▼

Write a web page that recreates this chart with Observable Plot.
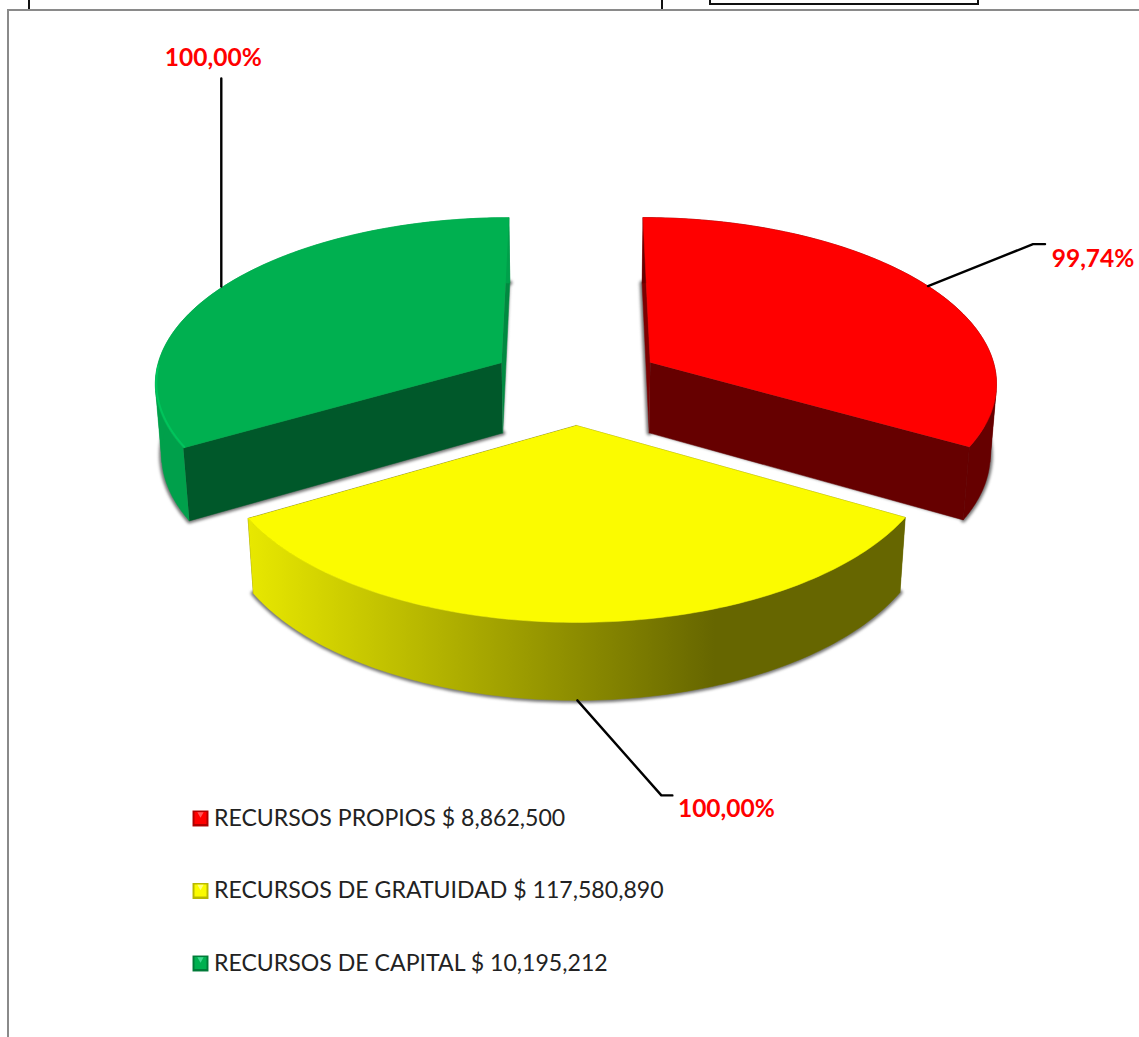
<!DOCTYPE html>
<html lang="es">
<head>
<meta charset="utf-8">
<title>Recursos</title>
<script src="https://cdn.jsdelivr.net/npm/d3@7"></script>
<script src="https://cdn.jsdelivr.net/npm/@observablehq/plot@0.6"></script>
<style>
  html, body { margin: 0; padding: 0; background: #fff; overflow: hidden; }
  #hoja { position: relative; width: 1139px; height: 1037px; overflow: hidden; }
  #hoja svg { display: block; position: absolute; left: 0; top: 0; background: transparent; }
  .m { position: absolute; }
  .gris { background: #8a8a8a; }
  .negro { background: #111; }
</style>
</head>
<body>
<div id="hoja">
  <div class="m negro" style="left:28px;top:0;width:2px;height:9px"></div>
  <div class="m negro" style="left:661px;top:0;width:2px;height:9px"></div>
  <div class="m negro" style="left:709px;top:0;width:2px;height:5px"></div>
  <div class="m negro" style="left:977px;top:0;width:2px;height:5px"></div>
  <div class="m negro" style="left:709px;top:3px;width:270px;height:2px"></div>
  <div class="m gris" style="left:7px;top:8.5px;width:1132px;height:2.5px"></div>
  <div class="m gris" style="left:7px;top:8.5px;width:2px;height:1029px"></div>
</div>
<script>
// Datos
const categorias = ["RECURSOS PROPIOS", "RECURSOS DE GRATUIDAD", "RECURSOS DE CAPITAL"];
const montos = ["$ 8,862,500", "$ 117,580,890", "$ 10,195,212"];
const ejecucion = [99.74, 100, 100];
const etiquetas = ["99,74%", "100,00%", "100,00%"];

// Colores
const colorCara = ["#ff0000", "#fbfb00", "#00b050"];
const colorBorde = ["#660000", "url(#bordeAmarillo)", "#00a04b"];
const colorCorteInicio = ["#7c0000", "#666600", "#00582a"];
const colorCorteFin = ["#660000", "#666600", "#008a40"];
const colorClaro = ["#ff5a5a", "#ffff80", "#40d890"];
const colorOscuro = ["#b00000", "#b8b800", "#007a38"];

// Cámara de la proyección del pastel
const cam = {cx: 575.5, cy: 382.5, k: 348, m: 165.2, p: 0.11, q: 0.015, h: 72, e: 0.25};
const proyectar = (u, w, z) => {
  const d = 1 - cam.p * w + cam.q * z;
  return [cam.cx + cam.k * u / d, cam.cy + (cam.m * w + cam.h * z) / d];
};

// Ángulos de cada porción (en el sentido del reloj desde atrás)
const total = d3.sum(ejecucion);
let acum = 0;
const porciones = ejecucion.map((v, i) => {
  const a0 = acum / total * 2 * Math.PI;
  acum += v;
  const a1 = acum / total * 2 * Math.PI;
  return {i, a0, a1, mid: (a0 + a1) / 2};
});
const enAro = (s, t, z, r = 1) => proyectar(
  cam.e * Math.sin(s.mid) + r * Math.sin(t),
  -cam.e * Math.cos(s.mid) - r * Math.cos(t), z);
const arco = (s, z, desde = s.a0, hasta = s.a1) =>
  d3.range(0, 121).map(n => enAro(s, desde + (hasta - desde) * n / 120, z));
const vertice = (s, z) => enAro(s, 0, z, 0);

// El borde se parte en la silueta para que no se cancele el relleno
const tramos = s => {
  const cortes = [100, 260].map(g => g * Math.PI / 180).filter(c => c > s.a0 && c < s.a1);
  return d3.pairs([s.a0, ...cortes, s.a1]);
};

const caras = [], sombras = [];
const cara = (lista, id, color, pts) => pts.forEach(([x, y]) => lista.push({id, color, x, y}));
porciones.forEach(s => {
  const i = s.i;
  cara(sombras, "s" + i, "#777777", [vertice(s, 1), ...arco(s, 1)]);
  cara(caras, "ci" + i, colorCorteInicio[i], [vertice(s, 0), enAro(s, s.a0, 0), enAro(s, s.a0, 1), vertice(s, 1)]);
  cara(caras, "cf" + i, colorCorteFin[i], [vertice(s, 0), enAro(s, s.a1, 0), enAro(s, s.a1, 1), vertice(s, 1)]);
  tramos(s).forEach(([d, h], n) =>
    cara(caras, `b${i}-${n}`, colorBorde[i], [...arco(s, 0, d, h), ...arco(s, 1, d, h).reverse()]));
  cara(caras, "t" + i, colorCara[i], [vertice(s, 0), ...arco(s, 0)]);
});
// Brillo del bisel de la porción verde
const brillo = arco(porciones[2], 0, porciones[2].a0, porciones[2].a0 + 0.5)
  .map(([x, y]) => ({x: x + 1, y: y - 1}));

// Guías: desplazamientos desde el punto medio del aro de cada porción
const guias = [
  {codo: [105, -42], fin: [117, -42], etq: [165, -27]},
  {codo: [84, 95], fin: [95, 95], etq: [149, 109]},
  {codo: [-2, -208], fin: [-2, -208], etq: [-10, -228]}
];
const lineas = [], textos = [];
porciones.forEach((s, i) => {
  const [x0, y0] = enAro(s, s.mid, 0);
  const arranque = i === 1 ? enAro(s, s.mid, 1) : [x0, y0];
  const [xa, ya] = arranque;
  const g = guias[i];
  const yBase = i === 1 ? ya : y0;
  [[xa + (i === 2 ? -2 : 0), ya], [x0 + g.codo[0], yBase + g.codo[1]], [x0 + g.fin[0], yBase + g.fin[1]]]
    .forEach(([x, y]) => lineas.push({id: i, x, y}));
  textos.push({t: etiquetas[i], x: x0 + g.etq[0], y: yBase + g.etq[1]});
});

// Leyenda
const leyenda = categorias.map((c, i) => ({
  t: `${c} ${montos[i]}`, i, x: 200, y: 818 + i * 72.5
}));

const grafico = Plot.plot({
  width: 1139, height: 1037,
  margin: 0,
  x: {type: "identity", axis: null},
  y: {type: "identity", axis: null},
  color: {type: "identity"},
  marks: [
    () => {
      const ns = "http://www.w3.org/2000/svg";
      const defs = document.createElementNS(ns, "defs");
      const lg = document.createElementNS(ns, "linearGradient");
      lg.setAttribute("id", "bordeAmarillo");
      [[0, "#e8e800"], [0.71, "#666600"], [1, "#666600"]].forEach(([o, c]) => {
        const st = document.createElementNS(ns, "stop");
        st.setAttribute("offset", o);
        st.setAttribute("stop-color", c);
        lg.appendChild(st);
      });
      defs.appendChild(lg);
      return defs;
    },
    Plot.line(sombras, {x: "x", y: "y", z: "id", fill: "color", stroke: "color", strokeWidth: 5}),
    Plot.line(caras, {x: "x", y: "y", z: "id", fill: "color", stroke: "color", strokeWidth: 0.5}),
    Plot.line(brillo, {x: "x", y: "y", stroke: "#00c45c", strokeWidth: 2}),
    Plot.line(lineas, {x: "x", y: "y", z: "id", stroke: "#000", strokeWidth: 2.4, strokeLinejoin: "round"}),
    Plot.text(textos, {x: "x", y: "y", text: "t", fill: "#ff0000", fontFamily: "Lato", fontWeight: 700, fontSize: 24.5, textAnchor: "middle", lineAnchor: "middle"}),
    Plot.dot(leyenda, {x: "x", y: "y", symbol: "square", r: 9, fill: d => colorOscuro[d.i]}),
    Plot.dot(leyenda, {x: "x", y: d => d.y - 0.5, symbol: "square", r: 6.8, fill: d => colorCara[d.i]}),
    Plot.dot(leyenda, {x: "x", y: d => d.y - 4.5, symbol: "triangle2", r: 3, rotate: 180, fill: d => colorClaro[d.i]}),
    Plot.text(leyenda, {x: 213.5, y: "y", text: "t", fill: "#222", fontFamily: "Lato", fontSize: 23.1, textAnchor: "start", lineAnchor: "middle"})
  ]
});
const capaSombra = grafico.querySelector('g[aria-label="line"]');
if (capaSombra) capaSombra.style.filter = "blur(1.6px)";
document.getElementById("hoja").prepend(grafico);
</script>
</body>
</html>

▲

What the task asks =
Repeat the material above word for word, please, apart from its images.

Completed task =
Write a web page that recreates this chart with Observable Plot.
<!DOCTYPE html>
<html lang="es">
<head>
<meta charset="utf-8">
<title>Recursos</title>
<script src="https://cdn.jsdelivr.net/npm/d3@7"></script>
<script src="https://cdn.jsdelivr.net/npm/@observablehq/plot@0.6"></script>
<style>
  html, body { margin: 0; padding: 0; background: #fff; overflow: hidden; }
  #hoja { position: relative; width: 1139px; height: 1037px; overflow: hidden; }
  #hoja svg { display: block; position: absolute; left: 0; top: 0; background: transparent; }
  .m { position: absolute; }
  .gris { background: #8a8a8a; }
  .negro { background: #111; }
</style>
</head>
<body>
<div id="hoja">
  <div class="m negro" style="left:28px;top:0;width:2px;height:9px"></div>
  <div class="m negro" style="left:661px;top:0;width:2px;height:9px"></div>
  <div class="m negro" style="left:709px;top:0;width:2px;height:5px"></div>
  <div class="m negro" style="left:977px;top:0;width:2px;height:5px"></div>
  <div class="m negro" style="left:709px;top:3px;width:270px;height:2px"></div>
  <div class="m gris" style="left:7px;top:8.5px;width:1132px;height:2.5px"></div>
  <div class="m gris" style="left:7px;top:8.5px;width:2px;height:1029px"></div>
</div>
<script>
// Datos
const categorias = ["RECURSOS PROPIOS", "RECURSOS DE GRATUIDAD", "RECURSOS DE CAPITAL"];
const montos = ["$ 8,862,500", "$ 117,580,890", "$ 10,195,212"];
const ejecucion = [99.74, 100, 100];
const etiquetas = ["99,74%", "100,00%", "100,00%"];

// Colores
const colorCara = ["#ff0000", "#fbfb00", "#00b050"];
const colorBorde = ["#660000", "url(#bordeAmarillo)", "#00a04b"];
const colorCorteInicio = ["#7c0000", "#666600", "#00582a"];
const colorCorteFin = ["#660000", "#666600", "#008a40"];
const colorClaro = ["#ff5a5a", "#ffff80", "#40d890"];
const colorOscuro = ["#b00000", "#b8b800", "#007a38"];

// Cámara de la proyección del pastel
const cam = {cx: 575.5, cy: 382.5, k: 348, m: 165.2, p: 0.11, q: 0.015, h: 72, e: 0.25};
const proyectar = (u, w, z) => {
  const d = 1 - cam.p * w + cam.q * z;
  return [cam.cx + cam.k * u / d, cam.cy + (cam.m * w + cam.h * z) / d];
};

// Ángulos de cada porción (en el sentido del reloj desde atrás)
const total = d3.sum(ejecucion);
let acum = 0;
const porciones = ejecucion.map((v, i) => {
  const a0 = acum / total * 2 * Math.PI;
  acum += v;
  const a1 = acum / total * 2 * Math.PI;
  return {i, a0, a1, mid: (a0 + a1) / 2};
});
const enAro = (s, t, z, r = 1) => proyectar(
  cam.e * Math.sin(s.mid) + r * Math.sin(t),
  -cam.e * Math.cos(s.mid) - r * Math.cos(t), z);
const arco = (s, z, desde = s.a0, hasta = s.a1) =>
  d3.range(0, 121).map(n => enAro(s, desde + (hasta - desde) * n / 120, z));
const vertice = (s, z) => enAro(s, 0, z, 0);

// El borde se parte en la silueta para que no se cancele el relleno
const tramos = s => {
  const cortes = [100, 260].map(g => g * Math.PI / 180).filter(c => c > s.a0 && c < s.a1);
  return d3.pairs([s.a0, ...cortes, s.a1]);
};

const caras = [], sombras = [];
const cara = (lista, id, color, pts) => pts.forEach(([x, y]) => lista.push({id, color, x, y}));
porciones.forEach(s => {
  const i = s.i;
  cara(sombras, "s" + i, "#777777", [vertice(s, 1), ...arco(s, 1)]);
  cara(caras, "ci" + i, colorCorteInicio[i], [vertice(s, 0), enAro(s, s.a0, 0), enAro(s, s.a0, 1), vertice(s, 1)]);
  cara(caras, "cf" + i, colorCorteFin[i], [vertice(s, 0), enAro(s, s.a1, 0), enAro(s, s.a1, 1), vertice(s, 1)]);
  tramos(s).forEach(([d, h], n) =>
    cara(caras, `b${i}-${n}`, colorBorde[i], [...arco(s, 0, d, h), ...arco(s, 1, d, h).reverse()]));
  cara(caras, "t" + i, colorCara[i], [vertice(s, 0), ...arco(s, 0)]);
});
// Brillo del bisel de la porción verde
const brillo = arco(porciones[2], 0, porciones[2].a0, porciones[2].a0 + 0.5)
  .map(([x, y]) => ({x: x + 1, y: y - 1}));

// Guías: desplazamientos desde el punto medio del aro de cada porción
const guias = [
  {codo: [105, -42], fin: [117, -42], etq: [165, -27]},
  {codo: [84, 95], fin: [95, 95], etq: [149, 109]},
  {codo: [-2, -208], fin: [-2, -208], etq: [-10, -228]}
];
const lineas = [], textos = [];
porciones.forEach((s, i) => {
  const [x0, y0] = enAro(s, s.mid, 0);
  const arranque = i === 1 ? enAro(s, s.mid, 1) : [x0, y0];
  const [xa, ya] = arranque;
  const g = guias[i];
  const yBase = i === 1 ? ya : y0;
  [[xa + (i === 2 ? -2 : 0), ya], [x0 + g.codo[0], yBase + g.codo[1]], [x0 + g.fin[0], yBase + g.fin[1]]]
    .forEach(([x, y]) => lineas.push({id: i, x, y}));
  textos.push({t: etiquetas[i], x: x0 + g.etq[0], y: yBase + g.etq[1]});
});

// Leyenda
const leyenda = categorias.map((c, i) => ({
  t: `${c} ${montos[i]}`, i, x: 200, y: 818 + i * 72.5
}));

const grafico = Plot.plot({
  width: 1139, height: 1037,
  margin: 0,
  x: {type: "identity", axis: null},
  y: {type: "identity", axis: null},
  color: {type: "identity"},
  marks: [
    () => {
      const ns = "http://www.w3.org/2000/svg";
      const defs = document.createElementNS(ns, "defs");
      const lg = document.createElementNS(ns, "linearGradient");
      lg.setAttribute("id", "bordeAmarillo");
      [[0, "#e8e800"], [0.71, "#666600"], [1, "#666600"]].forEach(([o, c]) => {
        const st = document.createElementNS(ns, "stop");
        st.setAttribute("offset", o);
        st.setAttribute("stop-color", c);
        lg.appendChild(st);
      });
      defs.appendChild(lg);
      return defs;
    },
    Plot.line(sombras, {x: "x", y: "y", z: "id", fill: "color", stroke: "color", strokeWidth: 5}),
    Plot.line(caras, {x: "x", y: "y", z: "id", fill: "color", stroke: "color", strokeWidth: 0.5}),
    Plot.line(brillo, {x: "x", y: "y", stroke: "#00c45c", strokeWidth: 2}),
    Plot.line(lineas, {x: "x", y: "y", z: "id", stroke: "#000", strokeWidth: 2.4, strokeLinejoin: "round"}),
    Plot.text(textos, {x: "x", y: "y", text: "t", fill: "#ff0000", fontFamily: "Lato", fontWeight: 700, fontSize: 24.5, textAnchor: "middle", lineAnchor: "middle"}),
    Plot.dot(leyenda, {x: "x", y: "y", symbol: "square", r: 9, fill: d => colorOscuro[d.i]}),
    Plot.dot(leyenda, {x: "x", y: d => d.y - 0.5, symbol: "square", r: 6.8, fill: d => colorCara[d.i]}),
    Plot.dot(leyenda, {x: "x", y: d => d.y - 4.5, symbol: "triangle2", r: 3, rotate: 180, fill: d => colorClaro[d.i]}),
    Plot.text(leyenda, {x: 213.5, y: "y", text: "t", fill: "#222", fontFamily: "Lato", fontSize: 23.1, textAnchor: "start", lineAnchor: "middle"})
  ]
});
const capaSombra = grafico.querySelector('g[aria-label="line"]');
if (capaSombra) capaSombra.style.filter = "blur(1.6px)";
document.getElementById("hoja").prepend(grafico);
</script>
</body>
</html>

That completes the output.